What is the difference between antique, vintage and retro?
The earliest vintage items date back to the 1920s, meaning that antique items are anything dating before the 1920s. Vintage continues for five more decades, up until the 1980s. From there, ’80s and ’90s clothes are considered retro. Whether antique, vintage or retro, all pieces are timeless in a way that they’re unique and can be given a modern twist. This way you can have a look nobody else has.
What are some advantages of wearing vintage clothing?
The fact that it’s set apart from modern clothing, yet at the same time, is not. I personally prefer vintage clothing to antique or retro clothing, because antique can be too outdated. Vintage clothing is elegant and classic. I think the coolest thing about vintage is that it never gets old – you can recycle it as many times as needed.
I was rummaging through my mother’s closet recently while she was at the grocery store and my eyes fell upon a jacket that melted into my eyes. It was beautiful, with red leather push-up sleeves and a golden zipper! I took it off the hanger to look at who made it and I literally fell over when I saw the Gucci tag. Ahh!! What struck me the most was that I could return to school in the fall wearing a jacket that nobody else has. While people frivolously search the stores for a fall coat at American Eagle, I can walk confidently into school knowing that no one will ever have the same jacket. It gives me confidence knowing this because the jacket is simply me. This is why vintage clothing is the best. It’s timeless, fashionable and sophisticated.
Where do I find vintage clothing?
You can find vintage clothing in a lot of places if you dedicate some time into finding the right pieces.
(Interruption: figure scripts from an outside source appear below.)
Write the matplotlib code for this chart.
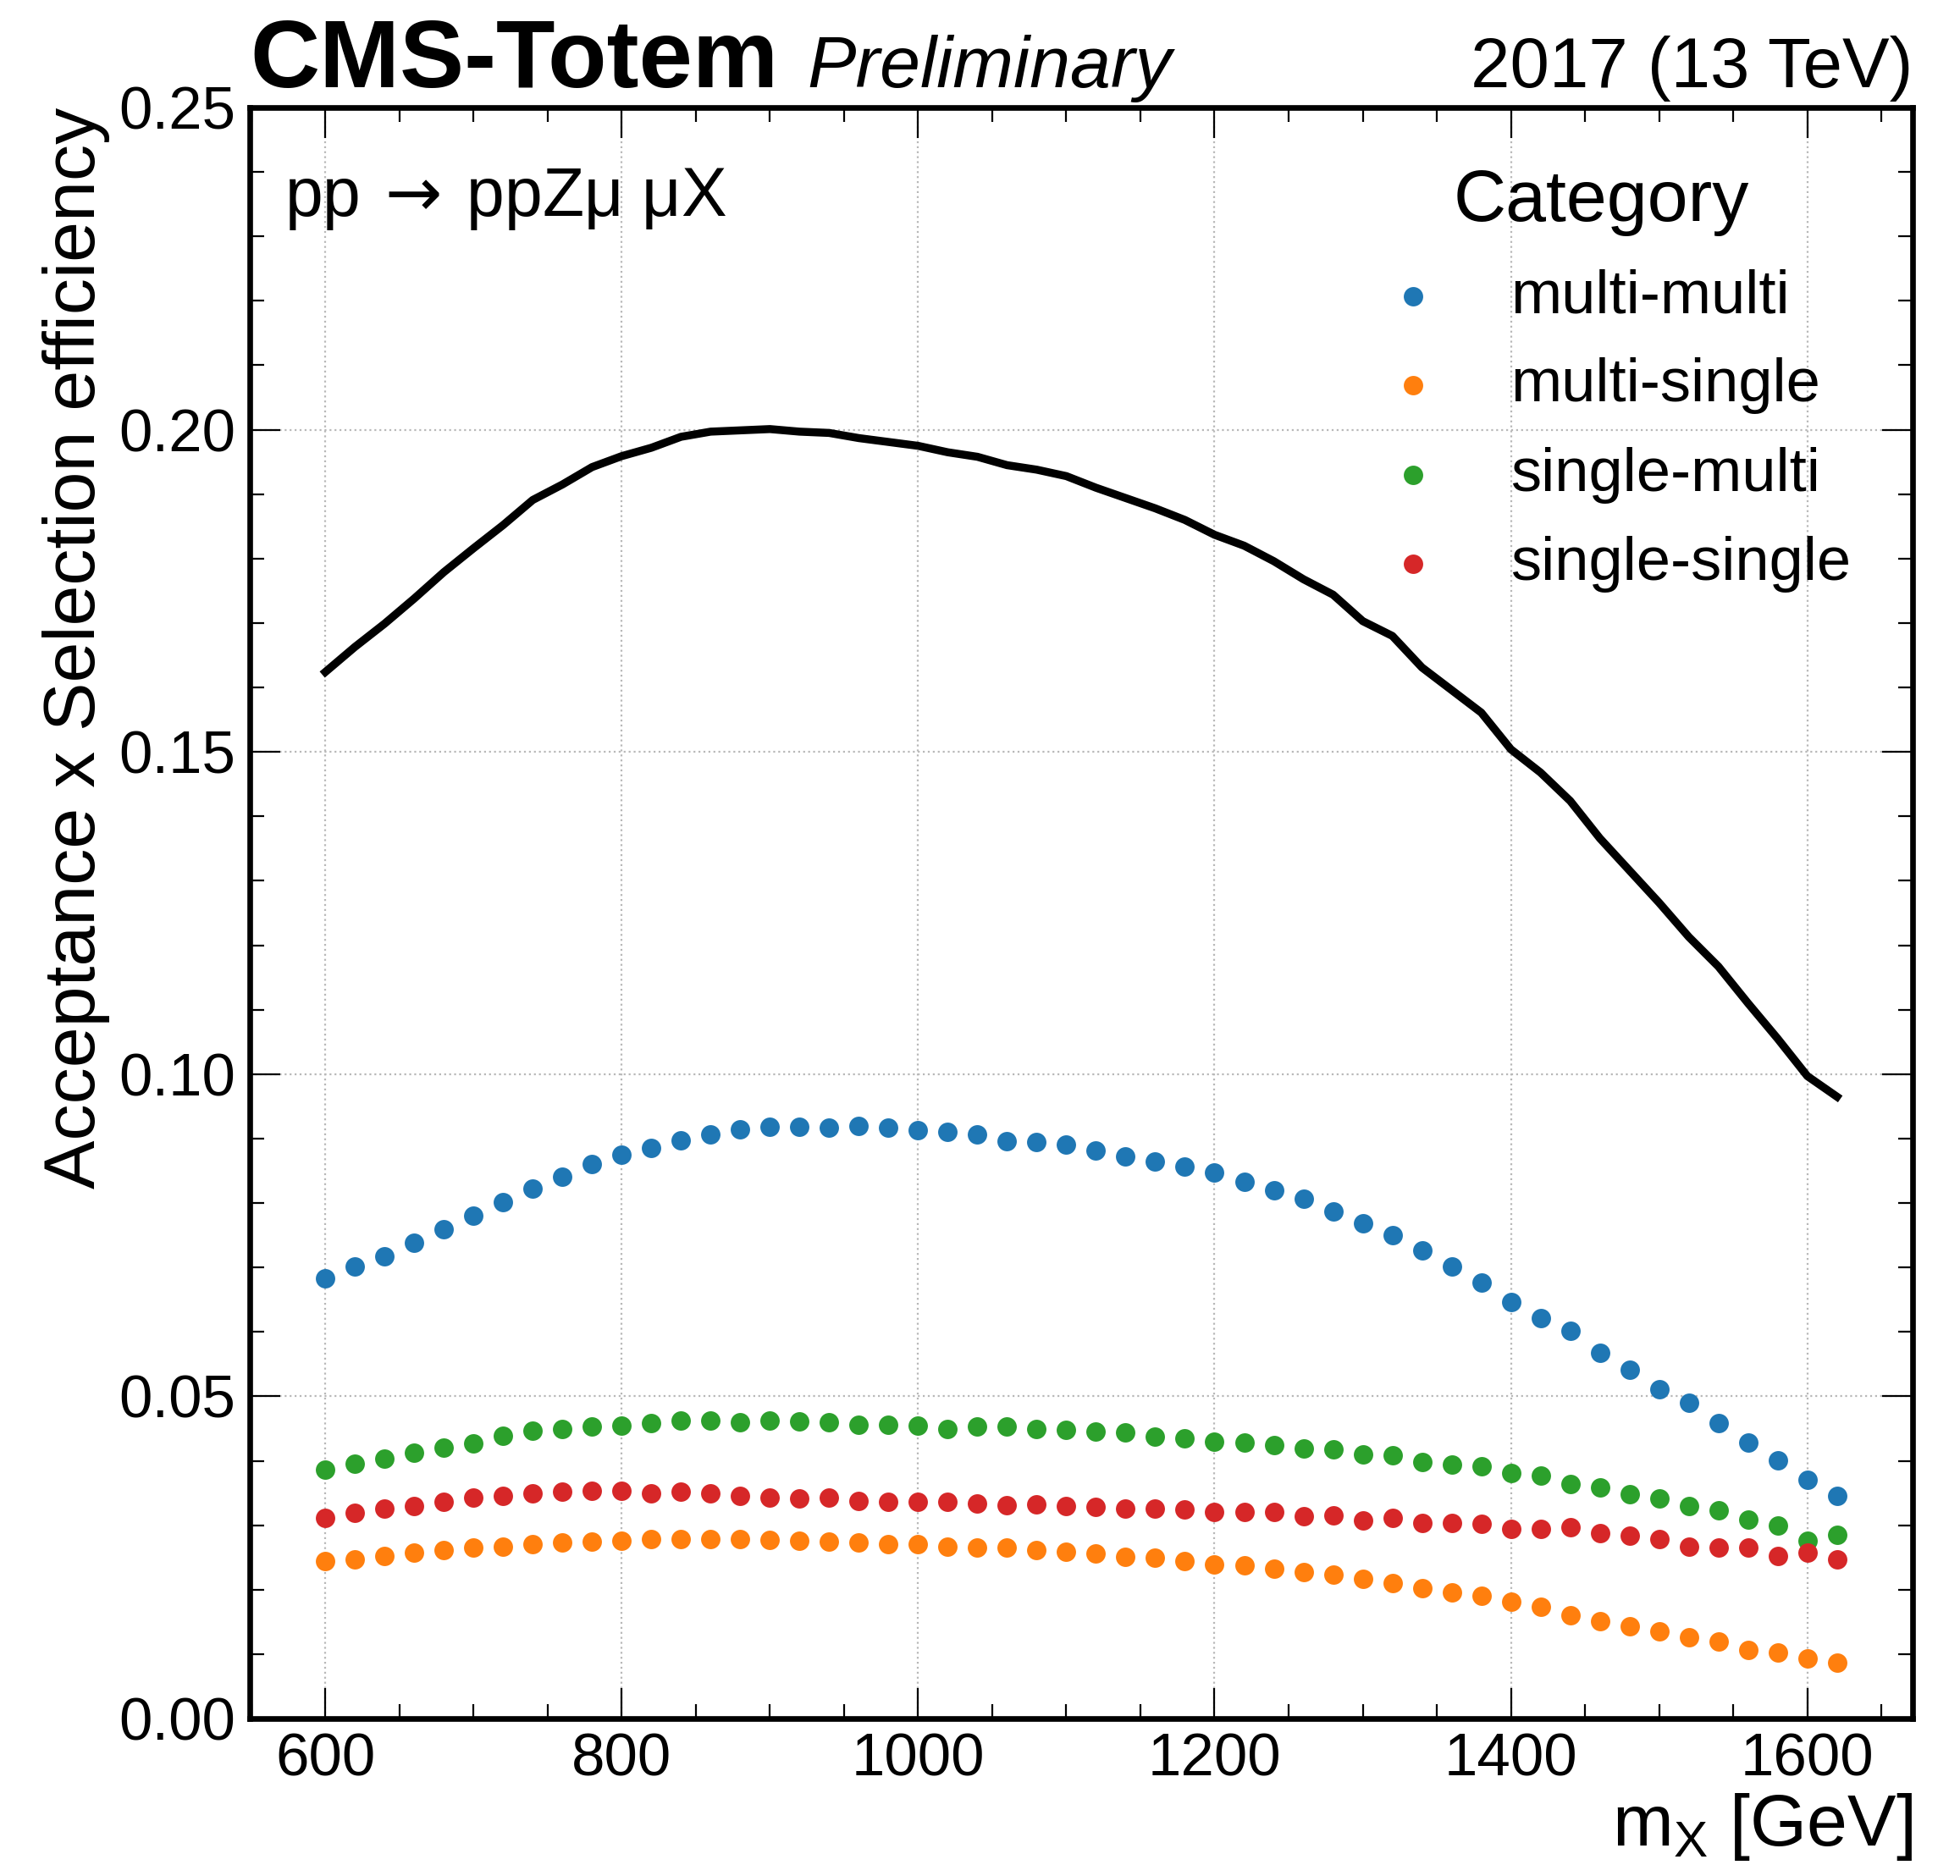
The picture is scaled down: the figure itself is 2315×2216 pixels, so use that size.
import matplotlib
matplotlib.use("Agg")
import matplotlib.pyplot as plt
from matplotlib.ticker import MultipleLocator, FormatStrFormatter
import numpy as np

plt.rcParams["font.family"] = ["Liberation Sans", "DejaVu Sans"]
plt.rcParams["mathtext.fontset"] = "custom"
plt.rcParams["mathtext.rm"] = "Liberation Sans"
plt.rcParams["mathtext.it"] = "Liberation Sans:italic"
plt.rcParams["mathtext.bf"] = "Liberation Sans:bold"

# Mass points [GeV]
mass = [600, 620, 640, 660, 680, 700, 720, 740, 760, 780,
        800, 820, 840, 860, 880, 900, 920, 940, 960, 980,
        1000, 1020, 1040, 1060, 1080, 1100, 1120, 1140, 1160, 1180,
        1200, 1220, 1240, 1260, 1280, 1300, 1320, 1340, 1360, 1380,
        1400, 1420, 1440, 1460, 1480, 1500, 1520, 1540, 1560, 1580,
        1600, 1620]

categories = ["multi-multi", "multi-single", "single-multi", "single-single"]

eff_multi_multi = [0.0683, 0.0702, 0.0718, 0.0738, 0.0759, 0.0781, 0.0801, 0.0823, 0.0841, 0.0860,
                   0.0875, 0.0885, 0.0897, 0.0906, 0.0915, 0.0918, 0.0918, 0.0917, 0.0920, 0.0917,
                   0.0913, 0.0911, 0.0906, 0.0896, 0.0895, 0.0891, 0.0881, 0.0873, 0.0864, 0.0857,
                   0.0847, 0.0833, 0.0820, 0.0807, 0.0787, 0.0768, 0.0750, 0.0727, 0.0702, 0.0677,
                   0.0646, 0.0622, 0.0602, 0.0568, 0.0541, 0.0511, 0.0490, 0.0458, 0.0429, 0.0401,
                   0.0370, 0.0346]

eff_multi_single = [0.0244, 0.0247, 0.0252, 0.0257, 0.0262, 0.0265, 0.0267, 0.0271, 0.0273, 0.0275,
                    0.0276, 0.0278, 0.0278, 0.0279, 0.0278, 0.0277, 0.0276, 0.0275, 0.0273, 0.0271,
                    0.0271, 0.0267, 0.0265, 0.0265, 0.0261, 0.0259, 0.0256, 0.0251, 0.0250, 0.0244,
                    0.0239, 0.0238, 0.0232, 0.0228, 0.0223, 0.0217, 0.0210, 0.0203, 0.0196, 0.0190,
                    0.0182, 0.0174, 0.0161, 0.0151, 0.0143, 0.0135, 0.0126, 0.0120, 0.0107, 0.0102,
                    0.0094, 0.0087]

eff_single_multi = [0.0386, 0.0395, 0.0403, 0.0413, 0.0421, 0.0427, 0.0439, 0.0447, 0.0449, 0.0453,
                    0.0454, 0.0459, 0.0462, 0.0462, 0.0460, 0.0463, 0.0461, 0.0460, 0.0456, 0.0456,
                    0.0454, 0.0450, 0.0453, 0.0453, 0.0450, 0.0448, 0.0445, 0.0444, 0.0438, 0.0435,
                    0.0430, 0.0428, 0.0424, 0.0419, 0.0418, 0.0410, 0.0409, 0.0398, 0.0394, 0.0392,
                    0.0381, 0.0377, 0.0364, 0.0359, 0.0348, 0.0341, 0.0330, 0.0323, 0.0309, 0.0300,
                    0.0276, 0.0285]

eff_single_single = [0.0311, 0.0319, 0.0326, 0.0330, 0.0337, 0.0343, 0.0345, 0.0350, 0.0352, 0.0354,
                     0.0354, 0.0350, 0.0352, 0.0350, 0.0346, 0.0343, 0.0342, 0.0343, 0.0338, 0.0337,
                     0.0337, 0.0337, 0.0334, 0.0331, 0.0332, 0.0330, 0.0328, 0.0326, 0.0326, 0.0324,
                     0.0321, 0.0321, 0.0320, 0.0314, 0.0316, 0.0308, 0.0311, 0.0303, 0.0304, 0.0302,
                     0.0295, 0.0295, 0.0297, 0.0288, 0.0284, 0.0279, 0.0267, 0.0266, 0.0265, 0.0252,
                     0.0257, 0.0247]

colors = ["#1f77b4", "#ff7f0e", "#2ca02c", "#d62728"]

series = [eff_multi_multi, eff_multi_single, eff_single_multi, eff_single_single]
total = np.sum(np.array(series), axis=0)

fig = plt.figure(figsize=(11.575, 11.08), dpi=200)
ax = fig.add_axes([0.1274, 0.0839, 0.8484, 0.8588])

# Total efficiency summed over categories
ax.plot(mass, total, color="black", lw=3.4, zorder=3)

for name, vals, col in zip(categories, series, colors):
    ax.scatter(mass, vals, s=68, color=col, linewidths=0, label=name, zorder=4)

ax.set_xlim(549, 1671)
ax.set_ylim(0, 0.25)
ax.xaxis.set_major_locator(MultipleLocator(200))
ax.xaxis.set_minor_locator(MultipleLocator(50))
ax.yaxis.set_major_locator(MultipleLocator(0.05))
ax.yaxis.set_minor_locator(MultipleLocator(0.01))
ax.yaxis.set_major_formatter(FormatStrFormatter("%.2f"))

ax.grid(True, which="major", color="#b8b8b8", linestyle=":", linewidth=0.8, zorder=0)
ax.set_axisbelow(True)

for sp in ax.spines.values():
    sp.set_linewidth(2.4)
ax.tick_params(which="both", direction="in", top=True, right=True, width=0.8)
ax.tick_params(which="major", length=13, labelsize=25.5, pad=6)
ax.tick_params(which="minor", length=6)

ax.set_xlabel(r"m$_{\mathrm{X}}$ [GeV]", fontsize=31, loc="right")
ax.set_ylabel("Acceptance x Selection efficiency", fontsize=31, loc="top")
ax.xaxis.set_label_coords(1.0, -0.045)
ax.yaxis.set_label_coords(-0.084, 1.0)

ax.text(0.0, 1.0126, "CMS-Totem", transform=ax.transAxes, fontsize=41,
        fontweight="bold", ha="left", va="baseline")
ax.text(0.335, 1.0126, "Preliminary", transform=ax.transAxes, fontsize=31,
        fontstyle="italic", ha="left", va="baseline")
ax.text(1.0, 1.0126, "2017 (13 TeV)", transform=ax.transAxes, fontsize=30,
        ha="right", va="baseline")
ax.text(0.021, 0.9327, r"pp$\,\rightarrow\,$ppZμ μX", transform=ax.transAxes,
        fontsize=29, ha="left", va="baseline", math_fontfamily="dejavusans")

leg = ax.legend(title="Category", frameon=False, fontsize=26, title_fontsize=31,
                loc="upper right", bbox_to_anchor=(0.985, 0.985),
                handletextpad=0.6, labelspacing=0.53, borderaxespad=0.2)

fig.savefig("out.png", dpi=200)
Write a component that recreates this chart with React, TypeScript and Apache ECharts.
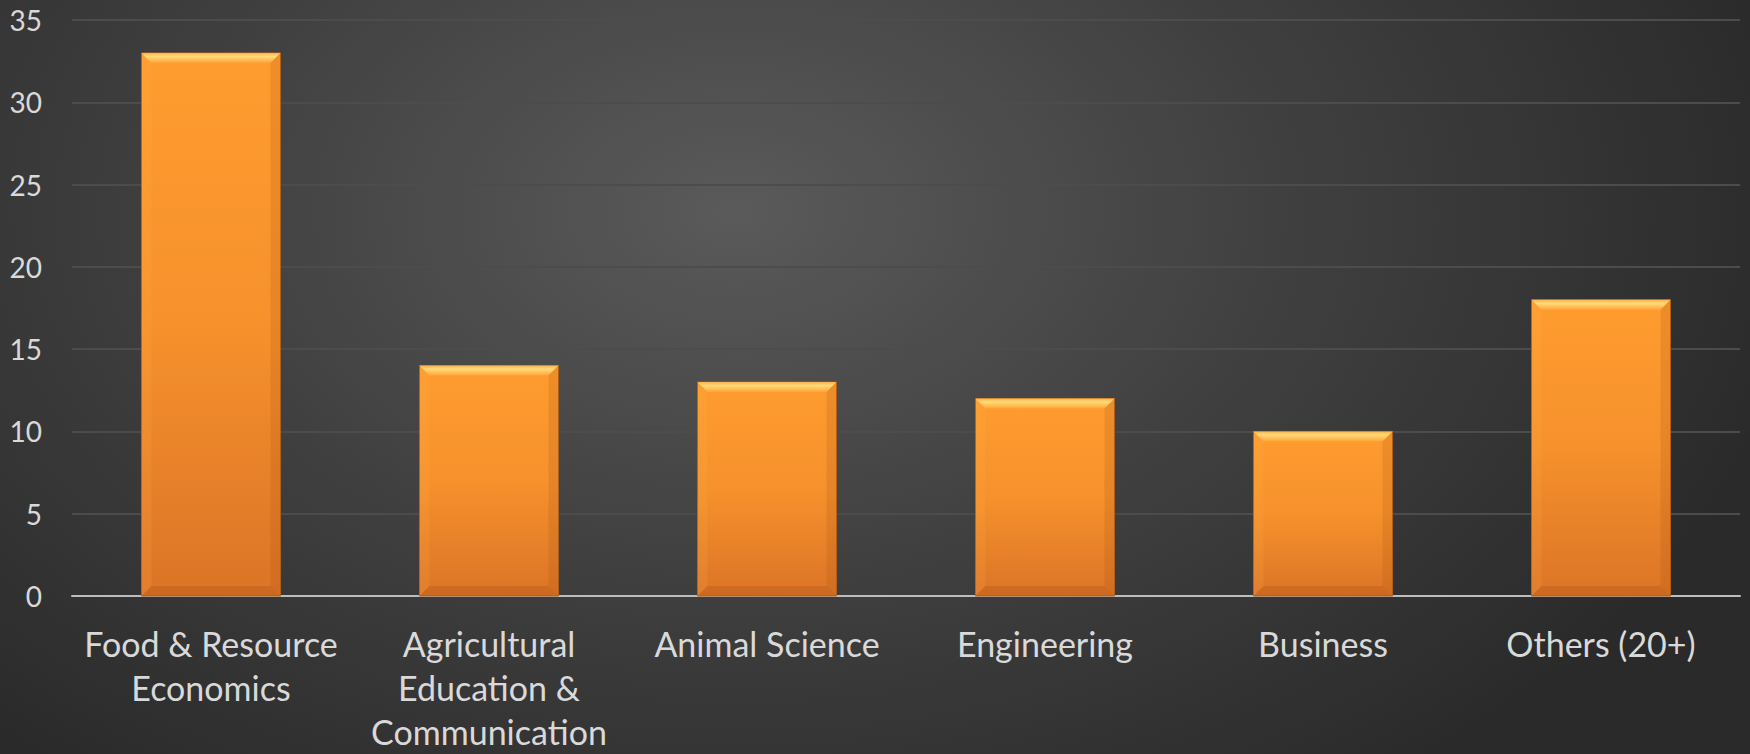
import React, { useEffect, useRef } from "react";
import * as echarts from "echarts";

// Majors and student counts
const categories = [
  "Food & Resource\nEconomics",
  "Agricultural\nEducation &\nCommunication",
  "Animal Science",
  "Engineering",
  "Business",
  "Others (20+)",
];
const counts = [33, 14, 13, 12, 10, 18];
const yTicks = { min: 0, max: 35, interval: 5 };

const BEVEL = 10;

function renderBevelBar(params: any, api: any) {
  const idx = api.value(0);
  const val = api.value(1);
  const top = api.coord([idx, val]);
  const base = api.coord([idx, 0]);
  const w = api.size([1, 0])[0] * 0.5;
  const x0 = top[0] - w / 2;
  const x1 = top[0] + w / 2;
  const y0 = top[1];
  const y1 = base[1];
  const b = Math.min(BEVEL, (y1 - y0) / 2);
  return {
    type: "group",
    children: [
      {
        type: "rect",
        shape: { x: x0, y: y0, width: x1 - x0, height: y1 - y0 },
        style: {
          fill: new echarts.graphic.LinearGradient(0, 0, 0, 1, [
            { offset: 0, color: "#ff9c2f" },
            { offset: 0.5, color: "#f6912c" },
            { offset: 1, color: "#dc7427" },
          ]),
          stroke: "#b0621c",
          lineWidth: 1,
        },
      },
      // top bevel
      {
        type: "polygon",
        shape: {
          points: [
            [x0, y0],
            [x1, y0],
            [x1 - b, y0 + b],
            [x0 + b, y0 + b],
          ],
        },
        style: {
          fill: new echarts.graphic.LinearGradient(0, 0, 0, 1, [
            { offset: 0, color: "#ffb04a" },
            { offset: 0.35, color: "#ffdc78" },
            { offset: 1, color: "#ffa43a" },
          ]),
        },
      },
      // left bevel
      {
        type: "polygon",
        shape: {
          points: [
            [x0, y0],
            [x0 + b, y0 + b],
            [x0 + b, y1 - b],
            [x0, y1],
          ],
        },
        style: { fill: "rgba(255,180,80,0.15)" },
      },
      // right bevel
      {
        type: "polygon",
        shape: {
          points: [
            [x1, y0],
            [x1 - b, y0 + b],
            [x1 - b, y1 - b],
            [x1, y1],
          ],
        },
        style: { fill: "rgba(160,80,15,0.18)" },
      },
      // bottom bevel
      {
        type: "polygon",
        shape: {
          points: [
            [x0, y1],
            [x1, y1],
            [x1 - b, y1 - b],
            [x0 + b, y1 - b],
          ],
        },
        style: { fill: "rgba(150,70,15,0.22)" },
      },
    ],
  };
}

export default function App() {
  const ref = useRef<HTMLDivElement>(null);

  useEffect(() => {
    document.body.style.margin = "0";
    if (!ref.current) return;
    const chart = echarts.init(ref.current, undefined, { renderer: "svg" });
    chart.setOption({
      animation: false,
      backgroundColor: "transparent",
      grid: {
        left: 72,
        right: 10,
        top: 20,
        bottom: 158,
        containLabel: false,
        outerBoundsMode: "none",
      },
      xAxis: {
        type: "category",
        data: categories,
        axisLine: { show: true, lineStyle: { color: "#bdbdbd", width: 2 } },
        axisTick: { show: false },
        axisLabel: {
          color: "#d9d9d9",
          fontFamily: "Lato",
          fontSize: 34,
          lineHeight: 44,
          margin: 25,
          interval: 0,
          align: "center",
        },
      },
      yAxis: {
        type: "value",
        min: yTicks.min,
        max: yTicks.max,
        interval: yTicks.interval,
        axisLine: { show: false },
        axisTick: { show: false },
        axisLabel: {
          color: "#d9d9d9",
          fontFamily: "Lato",
          fontSize: 28,
          margin: 30,
        },
        splitLine: { lineStyle: { color: "#4c4c4c", width: 2 } },
      },
      series: [
        {
          type: "custom",
          renderItem: renderBevelBar,
          data: counts.map((v, i) => [i, v]),
          encode: { x: 0, y: 1 },
          z: 3,
        },
      ],
    });
    return () => chart.dispose();
  }, []);

  return (
    <div
      ref={ref}
      style={{
        width: 1750,
        height: 754,
        background:
          "radial-gradient(ellipse 62% 95% at 42% 28%, #5a5a5a 0%, #404040 50%, #2a2a2a 100%)",
      }}
    />
  );
}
You could visit local boutiques that carry vintage clothing. Boutiques in general often carry one-of-a-kind things, and you’d be surprised at what you find stuffed on a lonely, dusty shelf in the back of a store. Thrift stores are also a good place to look because they’re unique. A lot of people turn away form thrift stores because they’re previously owned clothes, but you’d be surprised at what you can find! (Check out where AG writer Caroline goes thrift shopping.)
Another trick of mine is to look in the obituary section of the newspaper because there are usually garage sales of the “stuff” they simply don’t need. Trust me, you can find outrageously awesome pieces at some of these garage sales you’ll find nowhere else.